Birazda faydalı şeyler yapayım istiyorum, çok severek okuduğum ya da eleştirdiğim kitaplar hakkında yorumlarımı paylaşacağım. Bugun yazacağım kitabı 1 ay önce bitirdim, bilgiler tazeyken yazalım bakalım. Önce kitap hakkında çıkan tanıtım yazısı ardından da yorumları aktarmak istiyorum. Bu arada dikkat etmeye çalışıcam ama hafiften kitapla ilgili ipuçları, spoiler verirsem kusura bakmayın. Hadi bakalım.
Julius ve Philip en sonunda pazarlık yaparlar. Philip, Schopenhauer öğretecek, buna karşılık da Julius onu terapi grubuna alıp insanlarla ilişki kurma yeteneklerini geliştirmeye çalışacak. Arayış peşindeki bu iki insan acaba birbirlerinin hayatlarını nasıl etkileyecek?
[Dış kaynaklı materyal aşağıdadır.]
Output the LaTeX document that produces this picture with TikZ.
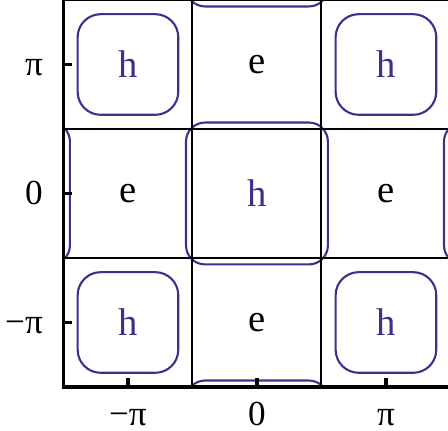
\documentclass[tikz,border=0pt]{standalone}
\usepackage{fontspec}
\setmainfont{Liberation Serif}
\definecolor{fermi}{RGB}{68,44,140}

\begin{document}
\begin{tikzpicture}[x=1.29cm,y=1.29cm,
  pocket/.style={draw=fermi,line width=0.6pt},
  gridline/.style={line width=0.55pt},
  axisline/.style={line width=0.95pt},
  ticklabel/.style={font=\fontsize{10}{12}\selectfont,inner sep=0pt},
  celllabel/.style={font=\fontsize{11}{13}\selectfont}]
\useasboundingbox (-1.992,-1.841) rectangle (1.481,1.5);
\begin{scope}
\clip (-1.5,-1.5) rectangle (1.5,1.5);
\foreach \cx/\cy in {0/0,2/0,-2/0,0/2,0/-2} {\draw[pocket,rounded corners=1.9mm] (\cx-0.55,\cy-0.55) rectangle (\cx+0.55,\cy+0.55);}
\foreach \cx/\cy in {1/1,-1/1,1/-1,-1/-1} {\draw[pocket,rounded corners=2.3mm] (\cx-0.39,\cy-0.39) rectangle (\cx+0.39,\cy+0.39);}
\end{scope}
\foreach \g in {-0.5,0.5} {\draw[gridline] (\g,-1.5) -- (\g,1.5); \draw[gridline] (-1.5,\g) -- (1.5,\g);}
\draw[gridline] (-1.5,1.5) -- (1.5,1.5);
\draw[axisline] (-1.5,1.5) -- (-1.5,-1.5) -- (1.5,-1.5);
\foreach \t/\lab [count=\i] in {-1/−π,0/0,1/π} {
  \draw[axisline] (\t,-1.5) -- (\t,-1.43);
  \node[ticklabel,anchor=base] (xl\i) at (\t,-1.795) {\lab};
  \draw[axisline] (-1.5,\t) -- (-1.43,\t);
  \node[ticklabel,anchor=base east] (yl\i) at (-1.655,\t-0.085) {\lab};
}
\foreach \cx/\cy [count=\i] in {0/0,1/1,-1/1,1/-1,-1/-1} {\node[celllabel,text=fermi] (h\i) at (\cx,\cy) {h};}
\foreach \cx/\cy [count=\i] in {0/1,0/-1,-1/0,1/0} {\node[celllabel] (e\i) at (\cx,\cy) {e};}
\end{tikzpicture}
\end{document}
Irvin Yalom bu son romanında Schopenhauer’in psikolojik hayatının gerçek hikâyesini zarif bir biçimde romanına dahil ederek felsefe ve hayatı sorguluyor. (Arka Kapak)
BENİM YORUMUM: Başlarda açıkçası biraz sıkıcıydı, ama ilerledikçe dikkatimi baya çekmeye başladı, sabahın köründe işe giderken bindiğim 15 dakikalık servisimde bile elimden düşürmedim, bu kitapla güne başladım, yatmadan önce yine okuyarak bu kitapla bitirdim günü diyebilirim.
Kitabımız, bölüm bölüm filozofların şahı , karamsar mı karamsar, zaman zaman huysuz Arthur Schopenhauer hakkında bilgi veriyor. Kendisi Nietzche yi de baya baya etkilemiştir, kadın düşmanıydı derler ama kitapta da göreceksiniz ben tamamiyle annesine bağlıyorum bunu. Diğer bölümlerde de günümüze dönerek, psikiyatr Julius ve hastaları üzerinde yoğunlaşıyor. Julius, deri kanseri olduğunu ve az bir zamanı kaldığını öğrenir, eski hastaların dosyasını açar ve böylece karşımıza Philip çıkar. Kitabın sonuna kadar diğer hastaların seanslarda ortaya çıkan herbiri farklı olan ilginç hayat hikayelerini okuyoruz. Aşırı bir Schopenhauer fanatiği olan Philip'te seanslara dahil oluyor.
Anlatım olarak sürükleyici, özellikle de ilk başlarını atlatabilirsek su gibi akıyor. 432 sayfa.